Groß denken, groß handeln – neue Wege für NGOs
Sozialunternehmer Felix Oldenburg warnt, dass gerade viele NGOs, die sich für die Demokratie einsetzen, in einem prekären Finanzierungsumfeld stecken. Ihnen gelinge es oft nicht, sich digital neu aufzustellen und die nächste Generation zu erreichen. Dabei leisteten sie „enorm wichtige Arbeit“ in einem Feld, aus dem sich der Staat zurückziehe.
Oldenburg, Mitgründer der Social-Finance- Plattform bcause, fordert moderne Tools und neue Geschäftsmodelle, damit Organisationen nicht nur Spenden annehmen, sondern auch Investitionen ermöglichen.
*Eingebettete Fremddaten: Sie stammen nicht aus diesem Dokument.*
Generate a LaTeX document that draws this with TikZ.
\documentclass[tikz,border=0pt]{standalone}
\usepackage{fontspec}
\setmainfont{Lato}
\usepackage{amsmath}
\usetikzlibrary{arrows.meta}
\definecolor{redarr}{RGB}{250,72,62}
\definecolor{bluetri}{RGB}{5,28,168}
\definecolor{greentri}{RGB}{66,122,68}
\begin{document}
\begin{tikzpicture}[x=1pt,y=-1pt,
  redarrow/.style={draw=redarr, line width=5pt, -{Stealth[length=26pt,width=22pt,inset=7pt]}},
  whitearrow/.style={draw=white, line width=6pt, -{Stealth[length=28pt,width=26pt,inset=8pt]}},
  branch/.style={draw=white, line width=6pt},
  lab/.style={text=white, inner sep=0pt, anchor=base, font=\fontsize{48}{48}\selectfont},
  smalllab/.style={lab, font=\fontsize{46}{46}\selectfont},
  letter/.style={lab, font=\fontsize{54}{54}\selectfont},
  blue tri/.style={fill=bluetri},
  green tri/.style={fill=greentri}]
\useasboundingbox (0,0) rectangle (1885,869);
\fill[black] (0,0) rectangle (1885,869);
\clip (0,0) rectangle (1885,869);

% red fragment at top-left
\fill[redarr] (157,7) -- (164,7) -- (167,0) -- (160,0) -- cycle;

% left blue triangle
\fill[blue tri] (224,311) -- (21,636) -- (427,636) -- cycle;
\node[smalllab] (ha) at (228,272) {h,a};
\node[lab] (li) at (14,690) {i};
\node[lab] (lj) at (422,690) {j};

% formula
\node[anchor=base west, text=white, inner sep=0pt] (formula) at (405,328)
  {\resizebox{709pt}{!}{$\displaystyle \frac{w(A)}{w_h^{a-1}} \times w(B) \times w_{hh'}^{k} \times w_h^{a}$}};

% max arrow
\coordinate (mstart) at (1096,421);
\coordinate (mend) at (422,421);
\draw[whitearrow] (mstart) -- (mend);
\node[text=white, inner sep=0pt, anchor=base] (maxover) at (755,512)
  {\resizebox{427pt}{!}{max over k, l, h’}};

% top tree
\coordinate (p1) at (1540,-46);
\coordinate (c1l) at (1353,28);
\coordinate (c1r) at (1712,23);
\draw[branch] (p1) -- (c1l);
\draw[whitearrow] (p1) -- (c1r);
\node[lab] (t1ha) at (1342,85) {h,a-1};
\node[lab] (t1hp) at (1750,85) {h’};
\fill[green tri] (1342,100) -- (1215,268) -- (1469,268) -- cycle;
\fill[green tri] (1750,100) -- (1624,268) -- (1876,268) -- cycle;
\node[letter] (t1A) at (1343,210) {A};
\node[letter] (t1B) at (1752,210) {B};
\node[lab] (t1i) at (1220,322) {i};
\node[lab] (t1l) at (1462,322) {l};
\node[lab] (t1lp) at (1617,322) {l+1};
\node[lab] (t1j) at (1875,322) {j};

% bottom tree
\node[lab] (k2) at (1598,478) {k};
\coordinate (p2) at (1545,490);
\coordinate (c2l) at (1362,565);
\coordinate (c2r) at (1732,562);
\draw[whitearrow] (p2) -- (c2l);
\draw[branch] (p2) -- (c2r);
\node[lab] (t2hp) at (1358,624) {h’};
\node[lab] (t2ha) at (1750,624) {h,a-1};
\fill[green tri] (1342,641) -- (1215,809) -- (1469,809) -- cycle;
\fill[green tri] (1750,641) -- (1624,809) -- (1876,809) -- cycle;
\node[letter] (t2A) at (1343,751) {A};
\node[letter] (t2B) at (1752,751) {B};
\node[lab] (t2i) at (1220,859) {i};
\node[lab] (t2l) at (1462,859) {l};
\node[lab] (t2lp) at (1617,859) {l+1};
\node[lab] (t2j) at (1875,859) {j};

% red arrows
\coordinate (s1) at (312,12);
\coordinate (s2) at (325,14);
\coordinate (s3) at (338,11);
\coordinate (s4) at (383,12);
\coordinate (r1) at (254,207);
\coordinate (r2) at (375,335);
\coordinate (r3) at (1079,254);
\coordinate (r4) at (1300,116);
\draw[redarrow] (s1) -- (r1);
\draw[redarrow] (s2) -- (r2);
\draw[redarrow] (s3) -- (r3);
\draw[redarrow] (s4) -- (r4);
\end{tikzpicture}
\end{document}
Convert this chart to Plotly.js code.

Notwendig sei ein Umdenken, das über das Werben um mehr Spender hinausgeht: „Das ist ein Umdenken in dem gesamten Sektor derjenigen, die die Welt verbessern wollen, die nicht mehr kleinteilig denken sollen, sondern wirklich große Ideen formulieren und dann auch aus der Mitte der Gesellschaft viel, viel mehr Geld mobilisieren.“
Oldenburg glaubt, dass das in Deutschland klappen kann. Es sei „eigentlich ein großzügiges Land“.